THE PEOPLE OF THE STATE OF NEW YORK, RESPONDENT, v. BENANCIO VASQUEZ, DEFENDANT–APPELLANT.

KA 16–00333

Decided: April 28, 2017

PRESENT:  PERADOTTO, J.P., CARNI, LINDLEY, TROUTMAN, AND SCUDDER, JJ. TIMOTHY P. DONAHER, PUBLIC DEFENDER, ROCHESTER (KIMBERLY F. DUGUAY OF COUNSEL), FOR DEFENDANT–APPELLANT. SANDRA DOORLEY, DISTRICT ATTORNEY, ROCHESTER (NANCY GILLIGAN OF COUNSEL), FOR RESPONDENT.

MEMORANDUM AND ORDER

It is hereby ORDERED that the order so appealed from is unanimously affirmed without costs.

Memorandum:  Defendant appeals from an order determining that he is a level two risk pursuant to the Sex Offender Registration Act ( [SORA] Correction Law § 168 et seq.).  We reject defendant's contention that County Court erred in assessing 10 points against him for failure to accept responsibility.  Although defendant pleaded guilty to the crime of course of sexual conduct against a child in the second degree and completed a sex offender treatment program, he made statements denying his guilt to a probation officer preparing the presentence report, and his statement “I accept responsibility” was suspect given its timing at the SORA hearing (see generally People v. Tilley, 305 A.D.2d 1041, 1041–1042, lv denied 100 N.Y.2d 588).  “[T]he court properly concluded that defendant's statement[s] did not reflect a genuine acceptance of responsibility as required by the risk assessment guidelines developed by the Board [of Examiners of Sex Offenders]” (People v. Jamison, 137 AD3d 1742, 1743, lv denied 27 NY3d 910 [internal quotation marks omitted];  see People v. Hiram, 142 AD3d 1304, 1305, lv denied 28 NY3d 911;  People v. Noriega, 26 AD3d 767, 767, lv denied 6 NY3d 713).

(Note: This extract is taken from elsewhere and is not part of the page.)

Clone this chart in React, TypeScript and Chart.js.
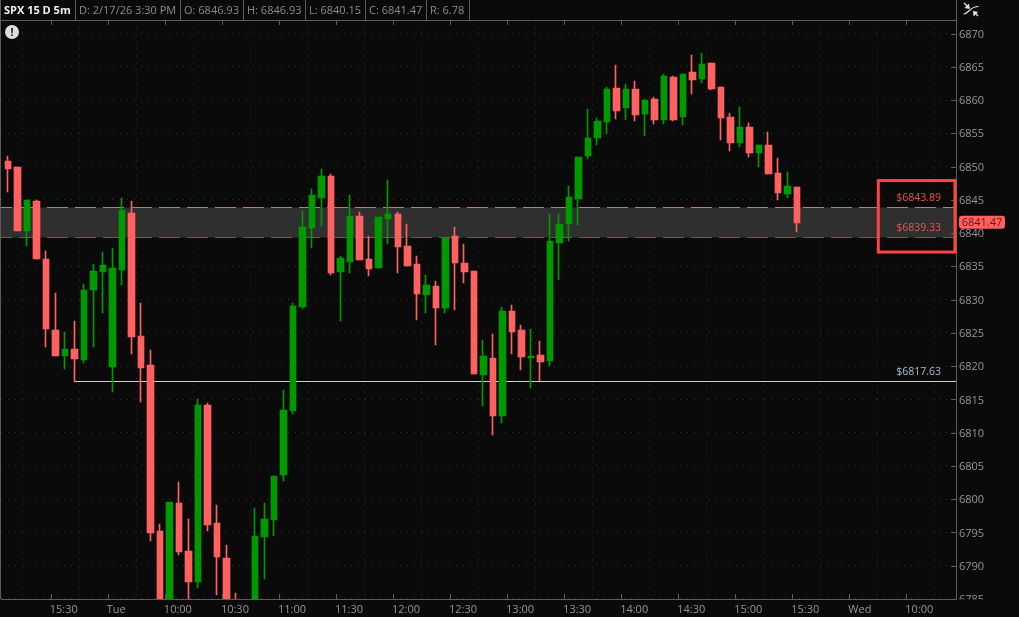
import React, { useEffect, useRef } from "react";
import { Chart, registerables } from "chart.js";

Chart.register(...registerables);

// Candle data, left to right (5-minute SPX bars). Bars below the visible range are estimates.
const opens = [6850.84,6849.94,6840.36,6844.82,6836.10,6825.42,6821.51,6822.57,6820.91,6831.44,6834.15,6819.86,6834.45,6843.02,6824.52,6820.16,6795.20,6781.00,6799.41,6792.19,6787.53,6814.15,6796.40,6791.14,6784.00,6781.00,6782.00,6794.30,6796.85,6803.62,6813.24,6828.88,6840.76,6845.27,6848.58,6834.15,6835.65,6842.57,6836.10,6834.75,6842.12,6842.87,6838.06,6835.35,6830.69,6832.04,6828.73,6839.56,6835.50,6834.30,6818.66,6821.21,6812.49,6828.28,6825.42,6821.21,6821.66,6820.76,6838.51,6841.36,6845.12,6851.59,6854.30,6856.70,6861.82,6858.81,6861.67,6857.91,6860.16,6857.00,6863.47,6857.46,6864.22,6863.17,6865.58,6861.97,6857.46,6853.55,6855.95,6852.04,6853.24,6849.03,6845.88,6846.93];
const highs = [6851.59,6849.94,6844.97,6844.97,6837.30,6830.99,6825.12,6826.78,6832.34,6835.35,6837.15,6837.76,6845.27,6844.82,6829.48,6822.42,6796.25,6799.56,6802.57,6797.00,6815.05,6814.45,6799.11,6793.09,6785.87,6784.60,6798.66,6799.41,6803.47,6816.40,6829.48,6843.32,6846.63,6849.64,6848.88,6836.55,6845.73,6843.17,6839.56,6842.42,6847.98,6843.17,6841.36,6836.55,6833.70,6832.79,6839.26,6840.91,6838.36,6834.30,6823.92,6824.82,6828.88,6829.18,6826.18,6825.57,6823.77,6842.87,6842.87,6847.08,6851.44,6858.66,6857.31,6861.97,6865.28,6862.42,6862.87,6860.16,6860.46,6863.92,6863.62,6863.92,6866.78,6867.08,6865.58,6861.97,6858.06,6858.96,6856.55,6853.24,6855.20,6851.29,6849.18,6846.93];
const lows = [6846.18,6840.36,6838.10,6836.10,6822.87,6821.51,6819.56,6817.63,6820.46,6822.87,6827.98,6816.10,6832.19,6821.82,6814.60,6793.70,6778.00,6780.00,6791.59,6783.00,6786.63,6795.20,6785.57,6781.00,6779.00,6777.00,6781.00,6787.98,6794.45,6802.72,6812.79,6828.58,6837.76,6841.06,6833.70,6826.78,6834.00,6835.95,6833.55,6834.75,6838.36,6834.00,6835.05,6826.93,6827.98,6823.17,6827.98,6828.43,6832.49,6818.81,6814.00,6809.63,6811.44,6821.82,6819.41,6816.70,6817.75,6820.01,6832.94,6838.81,6841.21,6851.14,6853.24,6854.90,6857.15,6857.00,6856.85,6854.60,6856.40,6856.40,6856.85,6856.25,6860.91,6862.57,6861.52,6854.00,6852.34,6852.94,6851.44,6849.94,6848.88,6844.97,6845.27,6840.15];
const closes = [6849.64,6840.36,6844.97,6836.10,6825.57,6821.51,6822.57,6821.06,6831.44,6834.30,6835.20,6834.75,6843.47,6824.37,6819.71,6794.90,6780.00,6799.56,6792.04,6787.53,6814.15,6796.10,6791.29,6782.00,6781.00,6783.00,6794.45,6797.00,6803.47,6813.39,6829.03,6840.91,6845.73,6848.58,6834.00,6836.25,6842.57,6835.95,6834.60,6842.42,6842.87,6837.91,6835.05,6830.84,6832.19,6828.73,6839.26,6835.50,6834.15,6818.81,6821.51,6812.49,6828.28,6825.12,6821.36,6821.51,6820.61,6838.81,6841.36,6845.43,6851.44,6854.30,6856.85,6861.67,6858.36,6861.67,6857.76,6860.01,6857.00,6863.62,6857.00,6863.92,6863.02,6865.43,6861.67,6857.31,6853.55,6855.95,6852.04,6853.24,6848.88,6846.03,6847.08,6841.47];

// 16 time-axis ticks, one every six bars, sitting half a bar left of the bar they label.
const timeLabels = ["15:30","Tue","10:00","10:30","11:00","11:30","12:00","12:30","13:00","13:30","14:00","14:30","15:00","15:30","Wed","10:00"];
const firstTimeTick = 4.5;
const barsPerTick = 6;
const priceTicks = [6785,6790,6795,6800,6805,6810,6815,6820,6825,6830,6835,6840,6845,6850,6855,6860,6865,6870];

const zoneHigh = 6843.89;
const zoneLow = 6839.33;
const supportLevel = 6817.63;
const supportStartBar = 7;
const lastPrice = 6841.47;
// Red highlight box around the zone labels, in bar index / price terms.
const boxBars = [91.55, 99.62];
const boxPrices = [6847.9, 6837.15];

const headerCells = [
  { text: "SPX 15 D 5m", start: 4, end: 75.5, bold: true },
  { text: "D: 2/17/26 3:30 PM", start: 79, end: 180.5 },
  { text: "O: 6846.93", start: 184, end: 243.5 },
  { text: "H: 6846.93", start: 247, end: 305.5 },
  { text: "L: 6840.15", start: 309, end: 365.5 },
  { text: "C: 6841.47", start: 369, end: 426.5 },
  { text: "R: 6.78", start: 430, end: 469.5 },
];

const BG = "#0a0a0a";
const RED = "#ff6060";
const GREEN = "#009900";
const FRAME = "#5c5c5c";
const TEXT = "#959595";
const FONT = '"Open Sans", sans-serif';

const X_MIN = -0.7364;
const X_MAX = 99.725;
const Y_MIN = 6784.98;
const Y_MAX = 6871.97;

const isUp = (i: number) => closes[i] >= opens[i];
const candleColors = opens.map((_, i) => (isUp(i) ? GREEN : RED));

const snapPlugin = {
  id: "snapCandles",
  beforeDatasetsDraw(chart: any) {
    chart.data.datasets.forEach((ds: any, di: number) => {
      const meta = chart.getDatasetMeta(di);
      if (ds.type === "line") {
        meta.data.forEach((el: any) => {
          el.y = Math.floor(el.y) + 0.5;
        });
        return;
      }
      const wick = ds.label === "Range";
      meta.data.forEach((el: any) => {
        const x = el.x;
        if (wick) {
          el.x = Math.floor(x - 0.5) + 0.5;
          el.width = 1;
        } else {
          const l = Math.round(x - 3.25);
          const r = Math.round(x + 3.25);
          el.x = (l + r) / 2;
          el.width = r - l;
        }
        el.y = Math.round(el.y);
        el.base = Math.round(el.base);
      });
    });
  },
};

const overlayPlugin = {
  id: "overlay",
  afterDraw(chart: any) {
    const { ctx, chartArea: a, scales } = chart;
    const xs = scales.x;
    const ys = scales.y;
    const W = chart.width;
    const H = chart.height;
    ctx.save();

    // cut the lowest price label off at the time axis
    ctx.fillStyle = BG;
    ctx.fillRect(a.right + 1, a.bottom + 0.5, W - a.right - 1, H - a.bottom);

    // frame and inward tick marks
    ctx.strokeStyle = FRAME;
    ctx.lineWidth = 1;
    ctx.beginPath();
    ctx.moveTo(0.5, 0);
    ctx.lineTo(0.5, a.bottom);
    ctx.moveTo(0, 20.5);
    ctx.lineTo(a.right, 20.5);
    ctx.moveTo(Math.round(a.right) + 0.5, 0);
    ctx.lineTo(Math.round(a.right) + 0.5, a.bottom);
    priceTicks.forEach((p) => {
      const y = Math.round(ys.getPixelForValue(p)) + 0.5;
      if (y > a.bottom - 1) return;
      ctx.moveTo(a.right - 5, y);
      ctx.lineTo(a.right, y);
    });
    timeLabels.forEach((_, k) => {
      const x = Math.round(xs.getPixelForValue(firstTimeTick + k * barsPerTick)) + 0.5;
      ctx.moveTo(x, a.bottom - 5);
      ctx.lineTo(x, a.bottom);
      ctx.moveTo(x, 21);
      ctx.lineTo(x, 25);
    });
    ctx.stroke();

    // header strip
    ctx.textBaseline = "middle";
    ctx.textAlign = "left";
    headerCells.forEach((c) => {
      ctx.font = `${c.bold ? "700 " : ""}11px ${FONT}`;
      ctx.fillStyle = c.bold ? "#f2f2f2" : "#8c8c8c";
      ctx.fillText(c.text, c.start, 11);
      ctx.strokeStyle = FRAME;
      ctx.beginPath();
      ctx.moveTo(c.end, 0);
      ctx.lineTo(c.end, 20);
      ctx.stroke();
    });

    // level labels
    ctx.font = `10.5px ${FONT}`;
    ctx.textAlign = "right";
    ctx.fillStyle = "#e25555";
    ctx.fillText("$" + zoneHigh.toFixed(2), 941, ys.getPixelForValue(zoneHigh) - 9);
    ctx.fillText("$" + zoneLow.toFixed(2), 941, ys.getPixelForValue(zoneLow) - 9.5);
    ctx.fillStyle = "#a6bacd";
    ctx.fillText("$" + supportLevel.toFixed(2), 941, ys.getPixelForValue(supportLevel) - 9.5);

    // highlight box
    const bx0 = xs.getPixelForValue(boxBars[0]);
    const bx1 = xs.getPixelForValue(boxBars[1]);
    const by0 = ys.getPixelForValue(boxPrices[0]);
    const by1 = ys.getPixelForValue(boxPrices[1]);
    ctx.strokeStyle = "#ff4444";
    ctx.lineWidth = 3;
    ctx.strokeRect(bx0, by0, bx1 - bx0, by1 - by0);

    // last-price tag
    const tagY = ys.getPixelForValue(lastPrice) - 1;
    ctx.fillStyle = RED;
    ctx.beginPath();
    ctx.roundRect(959, tagY - 6.5, 46, 13, 3);
    ctx.fill();
    ctx.fillStyle = "#6e1010";
    ctx.font = `11px ${FONT}`;
    ctx.textAlign = "center";
    ctx.fillText(lastPrice.toFixed(2), 982, tagY + 0.5);

    // alert badge
    ctx.fillStyle = "#dedede";
    ctx.beginPath();
    ctx.arc(12, 32, 7, 0, Math.PI * 2);
    ctx.fill();
    ctx.fillStyle = "#1a1a1a";
    ctx.font = `700 11px ${FONT}`;
    ctx.fillText("!", 12, 32.5);

    // collapse icon
    ctx.strokeStyle = "#e6e6e6";
    ctx.fillStyle = "#e6e6e6";
    ctx.lineWidth = 1.2;
    ctx.beginPath();
    ctx.moveTo(963.5, 14);
    ctx.bezierCurveTo(969, 14, 969, 6.5, 978.5, 6.5);
    ctx.stroke();
    ctx.beginPath();
    ctx.moveTo(964, 3);
    ctx.lineTo(969.5, 8);
    ctx.moveTo(974, 12);
    ctx.lineTo(978, 16);
    ctx.stroke();
    ctx.beginPath();
    ctx.moveTo(969.5, 9);
    ctx.lineTo(964.5, 8);
    ctx.lineTo(969, 3.5);
    ctx.closePath();
    ctx.moveTo(973, 11);
    ctx.lineTo(978, 12);
    ctx.lineTo(973.5, 16.5);
    ctx.closePath();
    ctx.fill();
    ctx.restore();
  },
};

export default function App() {
  const ref = useRef<HTMLCanvasElement>(null);

  useEffect(() => {
    const chart = new Chart(ref.current as HTMLCanvasElement, {
      type: "bar",
      data: {
        datasets: [
          {
            label: "Body",
            order: 1,
            data: opens.map((o, i) => ({ x: i, y: [o, closes[i]] })),
            backgroundColor: candleColors,
            barThickness: 7,
            grouped: false,
            borderWidth: 0,
          },
          {
            label: "Range",
            order: 2,
            data: lows.map((l, i) => ({ x: i, y: [l, highs[i]] })),
            backgroundColor: candleColors,
            barThickness: 1,
            grouped: false,
            borderWidth: 0,
          },
          {
            type: "line",
            label: "Support",
            order: 3,
            data: [{ x: supportStartBar, y: supportLevel }, { x: X_MAX, y: supportLevel }],
            borderColor: "#d0d0d0",
            borderWidth: 1,
            pointRadius: 0,
          },
          {
            type: "line",
            label: "Zone high",
            order: 4,
            data: [{ x: X_MIN, y: zoneHigh }, { x: X_MAX, y: zoneHigh }],
            borderColor: RED,
            borderWidth: 1,
            borderDash: [21, 7],
            borderDashOffset: 10,
            pointRadius: 0,
            fill: "+1",
            backgroundColor: "#2f2f2f",
          },
          {
            type: "line",
            label: "Zone low",
            order: 5,
            data: [{ x: X_MIN, y: zoneLow }, { x: X_MAX, y: zoneLow }],
            borderColor: RED,
            borderWidth: 1,
            borderDash: [21, 7],
            borderDashOffset: 10,
            pointRadius: 0,
          },
        ] as any,
      },
      options: {
        responsive: false,
        animation: false,
        devicePixelRatio: 1,
        events: [],
        layout: { padding: { left: 1, top: 20.5, right: 0, bottom: 0 } },
        plugins: { legend: { display: false }, tooltip: { enabled: false }, title: { display: false } },
        scales: {
          x: {
            type: "linear",
            offset: false,
            min: X_MIN,
            max: X_MAX,
            afterBuildTicks: (s: any) => {
              s.ticks = timeLabels.map((_, k) => ({ value: firstTimeTick + k * barsPerTick }));
            },
            afterFit: (s: any) => {
              s.height = 18;
            },
            grid: { color: "#333333", lineWidth: 1, drawTicks: false },
            border: { color: FRAME, width: 1, dash: [1, 6] },
            ticks: {
              autoSkip: false,
              maxRotation: 0,
              align: "start",
              padding: 4,
              labelOffset: -1,
              color: TEXT,
              font: { family: FONT, size: 11 },
              callback: (v: any) => timeLabels[Math.round((Number(v) - firstTimeTick) / barsPerTick)],
            },
          },
          y: {
            type: "linear",
            position: "right",
            min: Y_MIN,
            max: Y_MAX,
            afterBuildTicks: (s: any) => {
              s.ticks = priceTicks.map((value) => ({ value }));
            },
            afterFit: (s: any) => {
              s.width = 63;
            },
            grid: { color: "#333333", lineWidth: 1, drawTicks: false },
            border: { color: FRAME, width: 1, dash: [1, 6] },
            ticks: {
              padding: 3,
              labelOffset: 1,
              color: TEXT,
              font: { family: FONT, size: 11 },
              callback: (v: any) => String(v),
            },
          },
        },
      } as any,
      plugins: [
        {
          id: "background",
          beforeDraw(c: any) {
            c.ctx.save();
            c.ctx.fillStyle = BG;
            c.ctx.fillRect(0, 0, c.width, c.height);
            c.ctx.restore();
          },
        },
        snapPlugin,
        overlayPlugin,
      ],
    });
    return () => chart.destroy();
  }, []);

  return (
    <div style={{ position: "absolute", left: 0, top: 0, width: 1019, height: 617, background: BG }}>
      <canvas ref={ref} width={1019} height={617} style={{ display: "block" }} />
    </div>
  );
}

We reject defendant's further contentions that the court erred in assessing 20 points against him under risk factor 3, for having two victims, and 30 points against him under risk factor 5, for the victims being under 10 years of age.  “[I]t is well settled that, in determining the number [and age] of victims for SORA purposes, the hearing court is not limited to the crime of which defendant was convicted” (People v. Robertson, 101 AD3d 1671, 1671).  Here, the court properly considered “reliable hearsay evidence” of the case summary and presentence report, which indicated both that defendant admitted sexual contact with his two daughters, and that the victims stated that the abuse occurred when they were between the ages of 4 and 13 (People v. Sincerbeaux, 27 NY3d 683, 688;  see People v. Mingo, 12 NY3d 563, 573).